The study, however, highlights yet other factors that create obstacles to a more innovation-friendly trajectory. Among them are the shortcomings of the main tax incentive instruments for business innovation in Brazil: the Informatics Law (Lei da Informática) and the Good Law (Lei do Bem) that, according to the OECD, are not properly accessible to young and smaller companies, which are typical in the digital technology sector.
In addition, the study argues that the scope of the Informatics Law should be expanded to include ICT services and sectors that use ICT and invest in digital solutions and services. A favorable tax treatment could also be considered for investments in innovative startups and could seek to promote links between national companies and subsidiaries of foreign multinational enterprises.
Regarding the Good Law, the OECD argues that its provisions should be extended to more companies, which requires actions to disseminate information among eligible firms. Moreover, three major problems of this instrument would have to be solved: restrictions to companies under the real profit tax regime, which excludes micro and small businesses; the impossibility of deducting R&D expenses in subsequent years, which makes it ineffectual when companies incur losses; and the absence of financial tax credits for these exemptions.
The OECD also indentifies fiscal obstacles to innovation. According to the report, since the approval of the Spending Cap Rule (Lei do teto de gastos) in 2016, all the main federal agencies that finance ST&I in the country (CNPq, CAPES and Finep) had a budgetary reduction, impacting Brazilian research. In addition, since 2017, an increasing share of the National Fund for Scientific and Technological Development (FNDCT) has been used as a contingency reserve for the federal budget.
In the OECD's assessment, all these circumstances make it extremely difficult to achieve the objective of raising R&D spending to 2% of GDP by 2022, as defined in the 2016 National Strategy for Science, Technology and Innovation (ENCTI). Even more coordination will be needed, as well as stronger and more frequent public-private partnerships and securing funding for basic research, building human capital and investing in key technologies.
Despite all these difficulties, which jeopardize Brazil's ability to leverage innovation and participate in the development of digital technologies, the study also points out that the main research agencies in the country have shown, in recent years, dynamism in supporting such technologies, in particular Advanced Manufacturing and Internet of Things (IoT) solutions.

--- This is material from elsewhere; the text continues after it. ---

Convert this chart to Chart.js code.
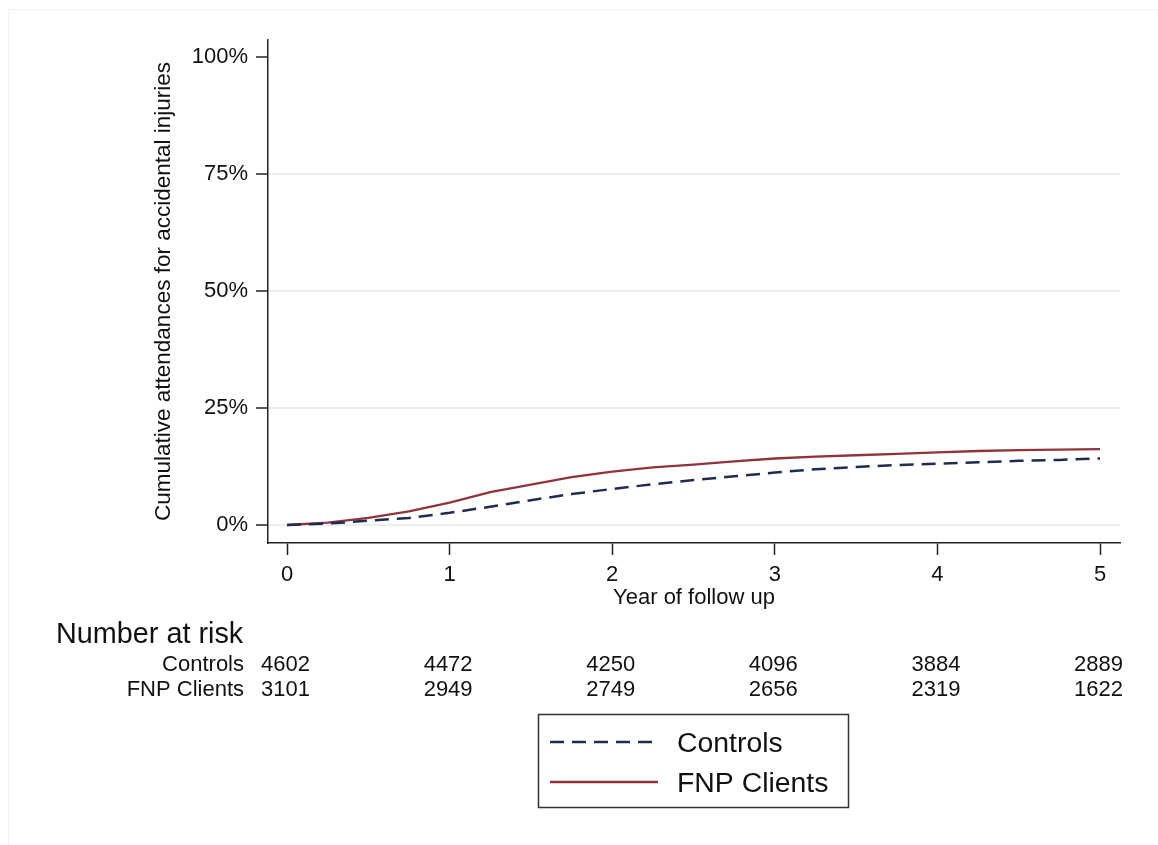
<!DOCTYPE html>
<html>
<head>
<meta charset="utf-8">
<title>Cumulative attendances for accidental injuries</title>
<script src="https://cdn.jsdelivr.net/npm/chart.js@4/dist/chart.umd.min.js"></script>
<style>
  html, body { margin: 0; padding: 0; background: #ffffff; }
  #wrap { position: relative; width: 1158px; height: 845px; }
  canvas { display: block; }
</style>
</head>
<body>
<div id="wrap"><canvas id="chart" width="1158" height="845"></canvas></div>
<script>
// Follow-up time in years
const years = [0, 0.25, 0.5, 0.75, 1, 1.25, 1.5, 1.75, 2, 2.25, 2.5, 2.75, 3, 3.25, 3.5, 3.75, 4, 4.25, 4.5, 4.75, 5];

// Cumulative attendance (%) for each group
const controls   = [0, 0.3, 0.9, 1.5, 2.6, 3.9, 5.3, 6.6, 7.7, 8.7, 9.6, 10.4, 11.2, 11.9, 12.4, 12.8, 13.1, 13.4, 13.7, 13.9, 14.2];
const fnpClients = [0, 0.5, 1.5, 2.9, 4.8, 7.0, 8.6, 10.2, 11.4, 12.3, 12.9, 13.6, 14.2, 14.6, 14.9, 15.2, 15.5, 15.8, 16.0, 16.1, 16.2];

// Axis ticks
const xTicks = [0, 1, 2, 3, 4, 5];
const yTicks = [0, 25, 50, 75, 100];

// Number at risk table
const riskYears      = [0, 1, 2, 3, 4, 5];
const controlsAtRisk = [4602, 4472, 4250, 4096, 3884, 2889];
const fnpAtRisk      = [3101, 2949, 2749, 2656, 2319, 1622];

const seriesNames = ['Controls', 'FNP Clients'];

const FONT = '"Liberation Sans", Arial, Helvetica, sans-serif';
const NAVY = '#1f2c50';
const MAROON = '#8f343b';
const AXIS = '#222222';

Chart.defaults.font.family = FONT;
Chart.defaults.color = '#111111';

// Risk table underneath the x axis
const riskTable = {
  id: 'riskTable',
  afterDraw(chart) {
    const ctx = chart.ctx;
    const x = chart.scales.x;
    ctx.save();
    ctx.fillStyle = '#111111';
    ctx.textBaseline = 'alphabetic';
    ctx.font = '28.8px ' + FONT;
    ctx.textAlign = 'left';
    ctx.fillText('Number at risk', 56, 643);
    ctx.font = '22px ' + FONT;
    ctx.textAlign = 'right';
    ctx.fillText(seriesNames[0], 244, 671);
    ctx.fillText(seriesNames[1], 244, 696);
    ctx.textAlign = 'center';
    riskYears.forEach((t, i) => {
      const px = x.getPixelForValue(t) - 1.5;
      ctx.fillText(String(controlsAtRisk[i]), px, 671);
      ctx.fillText(String(fnpAtRisk[i]), px, 696);
    });
    ctx.restore();
  }
};

// Framed legend below the table, using each dataset's own line style
const boxedLegend = {
  id: 'boxedLegend',
  afterDraw(chart) {
    const ctx = chart.ctx;
    ctx.save();
    ctx.strokeStyle = '#333333';
    ctx.lineWidth = 1.5;
    ctx.strokeRect(538.5, 714.5, 310, 93);
    const rows = [742, 782];
    chart.data.datasets.forEach((ds, i) => {
      const y = rows[i];
      ctx.beginPath();
      ctx.strokeStyle = ds.borderColor;
      ctx.lineWidth = ds.borderWidth;
      ctx.setLineDash(ds.borderDash || []);
      ctx.moveTo(550, y);
      ctx.lineTo(658, y);
      ctx.stroke();
      ctx.setLineDash([]);
      ctx.fillStyle = '#111111';
      ctx.font = '28.4px ' + FONT;
      ctx.textAlign = 'left';
      ctx.textBaseline = 'alphabetic';
      ctx.fillText(ds.label, 677, y + 10);
    });
    ctx.restore();
  }
};

// Faint frame around the figure
const frame = {
  id: 'frame',
  beforeDraw(chart) {
    const ctx = chart.ctx;
    ctx.save();
    ctx.fillStyle = '#ffffff';
    ctx.fillRect(0, 0, chart.width, chart.height);
    ctx.strokeStyle = '#f1f1f1';
    ctx.lineWidth = 1;
    ctx.beginPath();
    ctx.moveTo(8.5, chart.height);
    ctx.lineTo(8.5, 9.5);
    ctx.lineTo(chart.width, 9.5);
    ctx.stroke();
    ctx.restore();
  }
};

new Chart(document.getElementById('chart'), {
  type: 'line',
  data: {
    datasets: [
      {
        label: seriesNames[0],
        data: years.map((t, i) => ({ x: t, y: controls[i] })),
        borderColor: NAVY,
        borderWidth: 2.5,
        borderDash: [14, 8],
        borderCapStyle: 'butt',
        pointRadius: 0,
        tension: 0,
        fill: false
      },
      {
        label: seriesNames[1],
        data: years.map((t, i) => ({ x: t, y: fnpClients[i] })),
        borderColor: MAROON,
        borderWidth: 2.3,
        pointRadius: 0,
        tension: 0,
        fill: false
      }
    ]
  },
  options: {
    responsive: false,
    animation: false,
    layout: { padding: { left: 0, right: 38, top: 40, bottom: 232 } },
    plugins: {
      legend: { display: false },
      tooltip: { enabled: false }
    },
    scales: {
      x: {
        type: 'linear',
        min: -0.117,
        max: 5.123,
        afterFit(scale) { scale.height = 70; },
        afterBuildTicks(scale) { scale.ticks = xTicks.map(v => ({ value: v })); },
        ticks: {
          font: { size: 22 },
          color: '#111111',
          padding: 7,
          maxRotation: 0,
          callback: v => String(v)
        },
        grid: {
          drawOnChartArea: false,
          drawTicks: true,
          tickLength: 12,
          tickColor: AXIS,
          tickWidth: 1.5
        },
        border: { display: true, color: AXIS, width: 1.5 },
        title: {
          display: true,
          text: 'Year of follow up',
          font: { size: 22 },
          color: '#111111',
          padding: { top: 0, bottom: 2 }
        }
      },
      y: {
        type: 'linear',
        min: -3.85,
        max: 103.6,
        afterFit(scale) { scale.width = 268; },
        afterBuildTicks(scale) { scale.ticks = yTicks.map(v => ({ value: v })); },
        ticks: {
          font: { size: 22 },
          color: '#111111',
          padding: 8,
          callback: v => v + '%'
        },
        grid: {
          color: ctx => (ctx.tick && ctx.tick.value === 100) ? 'rgba(0,0,0,0)' : '#e7eff1',
          lineWidth: 2,
          drawTicks: true,
          tickLength: 12,
          tickColor: AXIS,
          tickWidth: 1.5
        },
        border: { display: true, color: AXIS, width: 1.5 },
        title: {
          display: true,
          text: 'Cumulative attendances for accidental injuries',
          font: { size: 22.5 },
          color: '#111111',
          padding: { top: 150, bottom: 0 }
        }
      }
    }
  },
  plugins: [frame, riskTable, boxedLegend]
});
</script>
</body>
</html>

These were the cases, for example, of CNPq's technological bonuses for the adoption of advanced manufacturing by small and medium-sized companies; the BNDES IoT Pilots, which support tests for digital solutions in real time; Finep's initiatives aimed at the development and adoption of IoT and Industry 4.0 solutions; and EMBRAPII's actions to encourage collaborative research on IoT and Advanced Manufacturing.
In addition, in 2018, the federal government launched the Brazilian Strategy for Digital Transformation (E-Digital), identifying priority areas for investment, such as security and defense, health, agribusiness and smart cities. There are also the Centelha program, to foster innovative entrepreneurship, and the accelerator programs Startup Brasil, BNDES Garagem and InovAtiva.
However, in the view of the OECD, the initiatives remain dispersed and without the provision of the necessary resources to ensure scale and greater impact. The coordination of instruments and across institutions must be improved to articulate the innovation ecosystem and increase the linkages among projects and teams.
Finally, the study provides the following policy recommendations to enhance digital innovation in Brazil:
• Strengthen the role of innovation in the country's economic and social agenda;
• Reinforce the human resource base for digital innovation;
• Reform the Computer Law to boost its support for innovation;
• Strengthen tools for the diffusion of digital innovation;
• Adapt instruments and legal provisions to increase the participation of startups in innovative activities.